ThreatNG transforms chaotic discovery data into actionable signals and defensible reports for the Board and auditors.

  • External GRC Assessment Reporting: ThreatNG maps technical findings—such as a missing WAF or a vulnerable subdomain—directly to critical frameworks like PCI DSS, HIPAA, and GDPR. This automates the production of compliance reports that show exactly where gaps exist.

  • Attack Choke Points: The platform identifies specific nodes where a single remediation can disrupt an entire exploit chain. Reporting on these choke points shows auditors that the organization is not just "ticking boxes" but proactively managing definitive risk.

  • Adversarial Narratives (DarChain): This feature converts logs into narratives. It might show how an attacker could move from an abandoned subdomain to an open S3 bucket, providing the "narrative evidence" required to explain complex risks to non-technical stakeholders.

Cooperation with Complementary Solutions

ThreatNG provides the external "ground truth" that powers and validates the effectiveness of other tools in a GRC evidence stream.

  • Complementary Vulnerability Management: While internal scanners look for flaws in known assets, ThreatNG provides the list of "invisible" side doors that need to be tested. This ensures that the evidence stream includes the actual path of least resistance.

  • Complementary Governance, Risk, and Compliance (GRC) Platforms: ThreatNG feeds its external assessment data directly into GRC platforms. This replaces manual questionnaires with automated evidence, allowing the GRC tool to report on a definitive, rather than estimated, security posture.

  • Complementary Cyber Risk Quantification (CRQ): ThreatNG feeds "telematics" data—like active brand impersonations or dark web chatter—into CRQ platforms. This allows the CRQ tool to use real-time behavioral facts to calculate financial risk, making the quantification defensible to the Board.

Frequently Asked Questions

How does ThreatNG automate GRC evidence collection?

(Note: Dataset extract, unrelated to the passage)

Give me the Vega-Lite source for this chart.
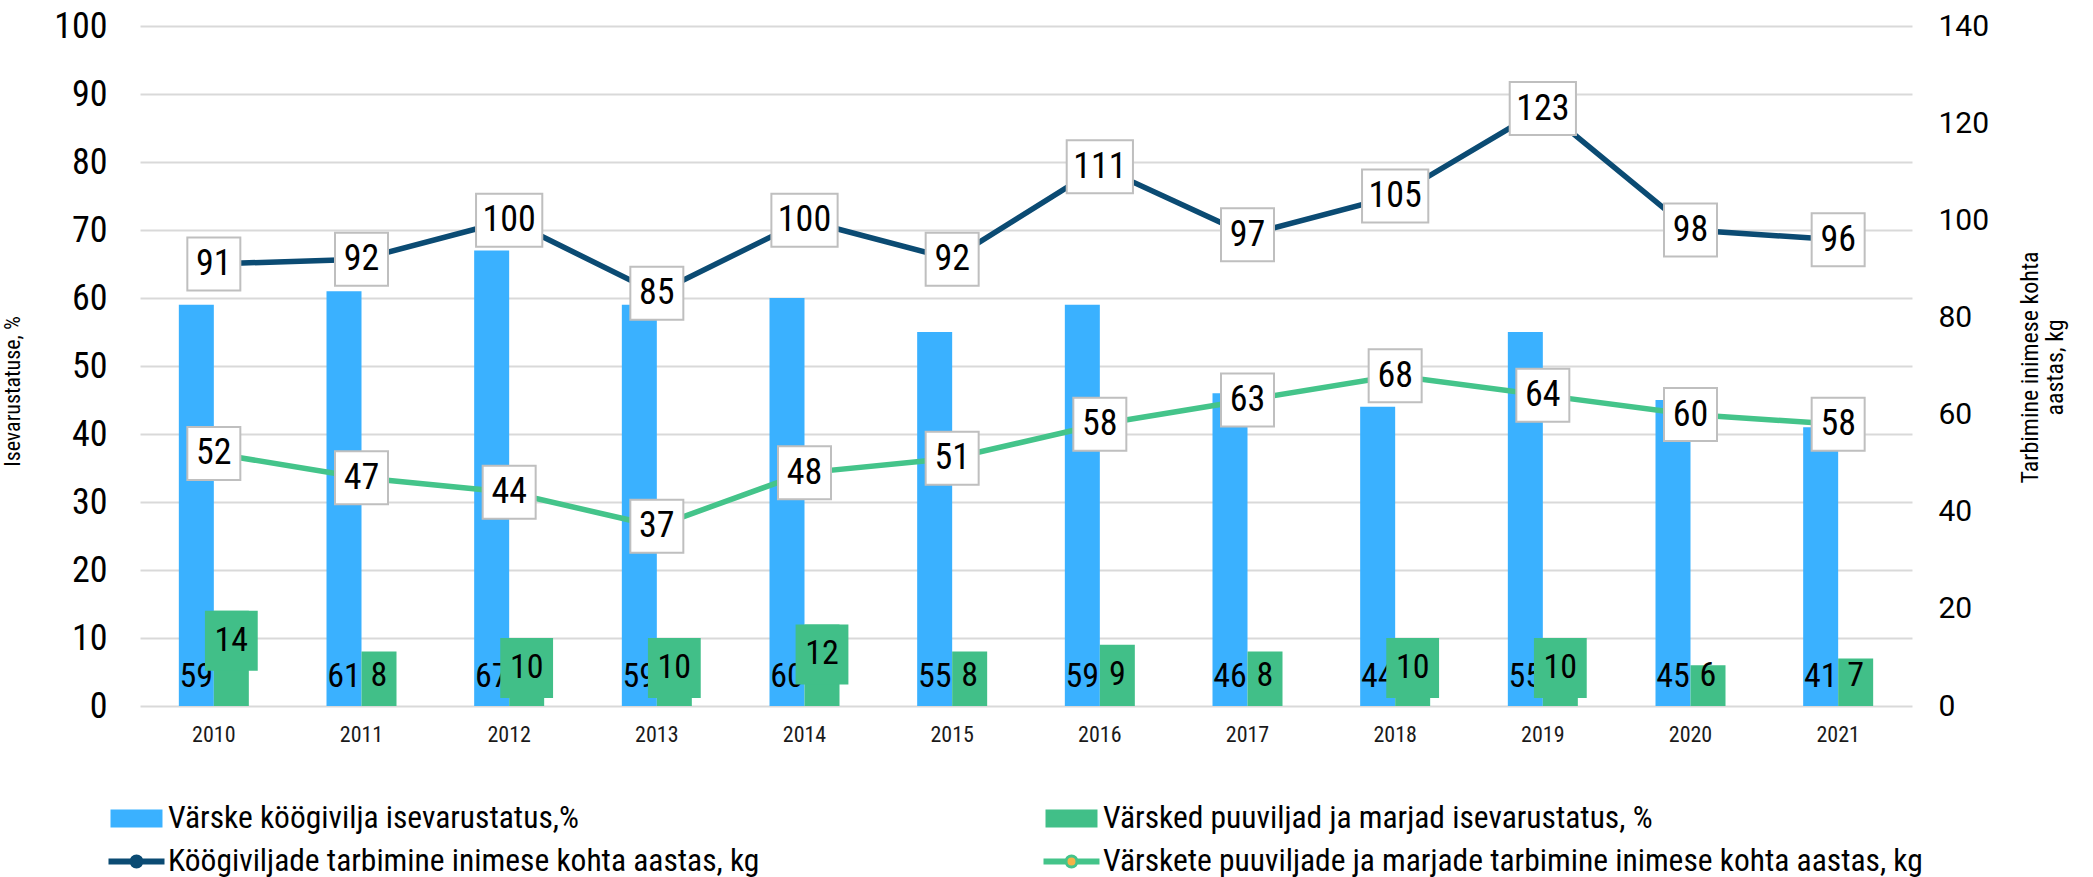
{
  "$schema": "https://vega.github.io/schema/vega-lite/v6.json",
  "width": 1772,
  "height": 680,
  "autosize": {"type": "none"},
  "padding": {"left": 140, "top": 26, "right": 181, "bottom": 171},
  "background": "white",
  "config": {
    "view": {"stroke": null},
    "font": "Roboto Condensed, Liberation Sans Narrow, DejaVu Sans Condensed, sans-serif"
  },
  "datasets": {
    "main": [
      {"year": "2010", "veg": 59, "fruit": 14, "vegc": 91, "fruitc": 52},
      {"year": "2011", "veg": 61, "fruit": 8, "vegc": 92, "fruitc": 47},
      {"year": "2012", "veg": 67, "fruit": 10, "vegc": 100, "fruitc": 44},
      {"year": "2013", "veg": 59, "fruit": 10, "vegc": 85, "fruitc": 37},
      {"year": "2014", "veg": 60, "fruit": 12, "vegc": 100, "fruitc": 48},
      {"year": "2015", "veg": 55, "fruit": 8, "vegc": 92, "fruitc": 51},
      {"year": "2016", "veg": 59, "fruit": 9, "vegc": 111, "fruitc": 58},
      {"year": "2017", "veg": 46, "fruit": 8, "vegc": 97, "fruitc": 63},
      {"year": "2018", "veg": 44, "fruit": 10, "vegc": 105, "fruitc": 68},
      {"year": "2019", "veg": 55, "fruit": 10, "vegc": 123, "fruitc": 64},
      {"year": "2020", "veg": 45, "fruit": 6, "vegc": 98, "fruitc": 60},
      {"year": "2021", "veg": 41, "fruit": 7, "vegc": 96, "fruitc": 58}
    ],
    "series": [
      {"series": "Värske köögivilja isevarustatus,%"},
      {"series": "Värsked puuviljad ja marjad isevarustatus, %"},
      {"series": "Köögiviljade tarbimine inimese kohta aastas, kg"},
      {"series": "Värskete puuviljade ja marjade tarbimine inimese kohta aastas, kg"}
    ]
  },
  "data": {"name": "main"},
  "encoding": {
    "x": {
      "field": "year",
      "type": "nominal",
      "scale": {
        "domain": ["2010", "2011", "2012", "2013", "2014", "2015", "2016", "2017", "2018", "2019", "2020", "2021"],
        "paddingInner": 0,
        "paddingOuter": 0
      },
      "axis": {
        "title": null,
        "labelAngle": 0,
        "labelFontSize": 22,
        "labelColor": "#1a1a1a",
        "labelPadding": 18,
        "ticks": false,
        "domain": false,
        "grid": false
      }
    }
  },
  "layer": [
    {
      "mark": {"type": "bar", "width": 35, "xOffset": -17.5, "color": "#3AB1FF"},
      "encoding": {
        "y": {
          "field": "veg",
          "type": "quantitative",
          "scale": {"domain": [0, 100]},
          "axis": {
            "title": "Isevarustatuse, %",
            "titleFontSize": 22,
            "titleFontWeight": "normal",
            "titleColor": "black",
            "titleX": -116,
            "titleY": 365,
            "values": [0, 10, 20, 30, 40, 50, 60, 70, 80, 90, 100],
            "labelFontSize": 36,
            "labelColor": "black",
            "labelPadding": 33,
            "ticks": false,
            "domain": false,
            "grid": true,
            "gridColor": "#d9d9d9",
            "gridWidth": 2
          }
        }
      }
    },
    {
      "mark": {"type": "text", "xOffset": -17.5, "dy": -19, "baseline": "alphabetic", "fontSize": 34, "color": "black"},
      "encoding": {
        "y": {"datum": 0, "type": "quantitative", "scale": {"domain": [0, 100]}, "axis": null},
        "text": {"field": "veg", "type": "quantitative"}
      }
    },
    {
      "mark": {"type": "bar", "width": 35, "xOffset": 17.5, "color": "#41BF88"},
      "encoding": {
        "y": {"field": "fruit", "type": "quantitative", "scale": {"domain": [0, 100]}, "axis": null}
      }
    },
    {
      "transform": [{"filter": "datum.fruit >= 10"}],
      "mark": {
        "type": "point",
        "filled": true,
        "opacity": 1,
        "color": "#41BF88",
        "xOffset": 17.5,
        "yOffset": 30,
        "size": 3600,
        "shape": "M-0.88,-1H0.88V1H-0.88Z"
      },
      "encoding": {
        "y": {"field": "fruit", "type": "quantitative", "scale": {"domain": [0, 100]}, "axis": null}
      }
    },
    {
      "transform": [{"filter": "datum.fruit >= 9"}],
      "mark": {"type": "text", "xOffset": 17.5, "dy": 30, "baseline": "middle", "fontSize": 34, "color": "black"},
      "encoding": {
        "y": {"field": "fruit", "type": "quantitative", "scale": {"domain": [0, 100]}, "axis": null},
        "text": {"field": "fruit", "type": "quantitative"}
      }
    },
    {
      "transform": [{"filter": "datum.fruit < 9"}],
      "mark": {"type": "text", "xOffset": 17.5, "dy": -30, "baseline": "middle", "fontSize": 34, "color": "black"},
      "encoding": {
        "y": {"datum": 0, "type": "quantitative", "scale": {"domain": [0, 100]}, "axis": null},
        "text": {"field": "fruit", "type": "quantitative"}
      }
    },
    {
      "mark": {"type": "line", "color": "#0B4B73", "strokeWidth": 5.5},
      "encoding": {
        "y": {
          "field": "vegc",
          "type": "quantitative",
          "scale": {"domain": [0, 140]},
          "axis": {
            "orient": "right",
            "title": ["Tarbimine  inimese kohta", "aastas, kg"],
            "titleFontSize": 24,
            "titleFontWeight": "normal",
            "titleColor": "black",
            "titleAngle": 270,
            "titleBaseline": "middle",
            "titleLineHeight": 25,
            "titleX": 118,
            "titleY": 341,
            "values": [0, 20, 40, 60, 80, 100, 120, 140],
            "labelFont": "Roboto",
            "labelFontSize": 30,
            "labelColor": "black",
            "labelPadding": 26,
            "ticks": false,
            "domain": false,
            "grid": false
          }
        }
      }
    },
    {
      "mark": {"type": "line", "color": "#44C48A", "strokeWidth": 5.5},
      "encoding": {
        "y": {"field": "fruitc", "type": "quantitative", "scale": {"domain": [0, 140]}, "axis": null}
      }
    },
    {
      "mark": {"type": "point", "filled": true, "opacity": 1, "fill": "white", "stroke": "#bfbfbf", "strokeWidth": 2, "size": 2809},
      "encoding": {
        "y": {"field": "vegc", "type": "quantitative", "scale": {"domain": [0, 140]}, "axis": null},
        "shape": {"condition": {"test": "datum.vegc >= 100", "value": "M-1.25,-1H1.25V1H-1.25Z"}, "value": "M-1,-1H1V1H-1Z"}
      }
    },
    {
      "mark": {"type": "text", "baseline": "middle", "fontSize": 36, "color": "black"},
      "encoding": {
        "y": {"field": "vegc", "type": "quantitative", "scale": {"domain": [0, 140]}, "axis": null},
        "text": {"field": "vegc", "type": "quantitative"}
      }
    },
    {
      "mark": {"type": "point", "filled": true, "opacity": 1, "fill": "white", "stroke": "#bfbfbf", "strokeWidth": 2, "size": 2809, "shape": "M-1,-1H1V1H-1Z"},
      "encoding": {
        "y": {"field": "fruitc", "type": "quantitative", "scale": {"domain": [0, 140]}, "axis": null}
      }
    },
    {
      "mark": {"type": "text", "baseline": "middle", "fontSize": 36, "color": "black"},
      "encoding": {
        "y": {"field": "fruitc", "type": "quantitative", "scale": {"domain": [0, 140]}, "axis": null},
        "text": {"field": "fruitc", "type": "quantitative"}
      }
    },
    {
      "data": {"name": "series"},
      "mark": {"type": "point", "filled": true, "opacity": 0},
      "encoding": {
        "x": {"value": 0},
        "y": {"value": 0},
        "color": {
          "field": "series",
          "type": "nominal",
          "scale": {
            "domain": [
              "Värske köögivilja isevarustatus,%",
              "Köögiviljade tarbimine inimese kohta aastas, kg",
              "Värsked puuviljad ja marjad isevarustatus, %",
              "Värskete puuviljade ja marjade tarbimine inimese kohta aastas, kg"
            ],
            "range": ["#3AB1FF", "#0B4B73", "#41BF88", "#F5B247"]
          },
          "legend": {
            "orient": "none",
            "legendX": -31,
            "legendY": 765,
            "columns": 2,
            "title": null,
            "symbolOpacity": 1,
            "symbolSize": 2704,
            "symbolStrokeWidth": 3,
            "labelFontSize": 31.5,
            "labelColor": "black",
            "labelLimit": 1000,
            "labelOffset": 4,
            "columnPadding": 277,
            "rowPadding": 0
          }
        },
        "stroke": {
          "field": "series",
          "type": "nominal",
          "scale": {
            "domain": [
              "Värske köögivilja isevarustatus,%",
              "Köögiviljade tarbimine inimese kohta aastas, kg",
              "Värsked puuviljad ja marjad isevarustatus, %",
              "Värskete puuviljade ja marjade tarbimine inimese kohta aastas, kg"
            ],
            "range": ["#3AB1FF", "#0B4B73", "#41BF88", "#44C48A"]
          },
          "legend": {
            "orient": "none",
            "legendX": -31,
            "legendY": 765,
            "columns": 2,
            "title": null,
            "symbolOpacity": 1,
            "symbolSize": 2704,
            "symbolStrokeWidth": 3,
            "labelFontSize": 31.5,
            "labelColor": "black",
            "labelLimit": 1000,
            "labelOffset": 4,
            "columnPadding": 277,
            "rowPadding": 0
          }
        },
        "shape": {
          "field": "series",
          "type": "nominal",
          "scale": {
            "domain": [
              "Värske köögivilja isevarustatus,%",
              "Köögiviljade tarbimine inimese kohta aastas, kg",
              "Värsked puuviljad ja marjad isevarustatus, %",
              "Värskete puuviljade ja marjade tarbimine inimese kohta aastas, kg"
            ],
            "range": [
              "M-0.942,-0.288H0.942V0.288H-0.942Z",
              "M-1.077,-0.058H-0.21 M-1.077,0.058H-0.21 M0.21,-0.058H1.077 M0.21,0.058H1.077 M0.2115,0A0.2115,0.2115 0 1,1 -0.2115,0A0.2115,0.2115 0 1,1 0.2115,0Z",
              "M-0.942,-0.288H0.942V0.288H-0.942Z",
              "M-1.077,-0.058H-0.21 M-1.077,0.058H-0.21 M0.21,-0.058H1.077 M0.21,0.058H1.077 M0.2115,0A0.2115,0.2115 0 1,1 -0.2115,0A0.2115,0.2115 0 1,1 0.2115,0Z"
            ]
          },
          "legend": {
            "orient": "none",
            "legendX": -31,
            "legendY": 765,
            "columns": 2,
            "title": null,
            "symbolOpacity": 1,
            "symbolSize": 2704,
            "symbolStrokeWidth": 3,
            "labelFontSize": 31.5,
            "labelColor": "black",
            "labelLimit": 1000,
            "labelOffset": 4,
            "columnPadding": 277,
            "rowPadding": 0
          }
        }
      }
    }
  ],
  "resolve": {"scale": {"y": "independent"}}
}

ThreatNG automates evidence collection by continuously scanning the external attack surface and mapping technical findings (such as missing security headers or exposed cloud buckets) directly to regulatory frameworks such as GDPR and HIPAA.

Why is an "Outside-In" view necessary for GRC?

Internal tools can only monitor the assets they have been told to watch. An "Outside-In" view discovered by ThreatNG reveals Shadow IT and forgotten assets that would otherwise be excluded from compliance audits, creating a massive security blind spot.

What is "Continuous Control Assurance"?

Continuous Control Assurance is the process of using automated tools, such as ThreatNG, to verify that a security control (such as a WAF) is active and functioning correctly across all assets at all times, rather than just checking it once a year during an audit.

How does ThreatNG reduce "Audit Fatigue"?

ThreatNG eliminates the need for manual asset verification and WHOIS lookups. By providing an automated, real-time inventory and assessment of all assets, it allows security teams to stay "audit-ready" without the stress of manual evidence gathering.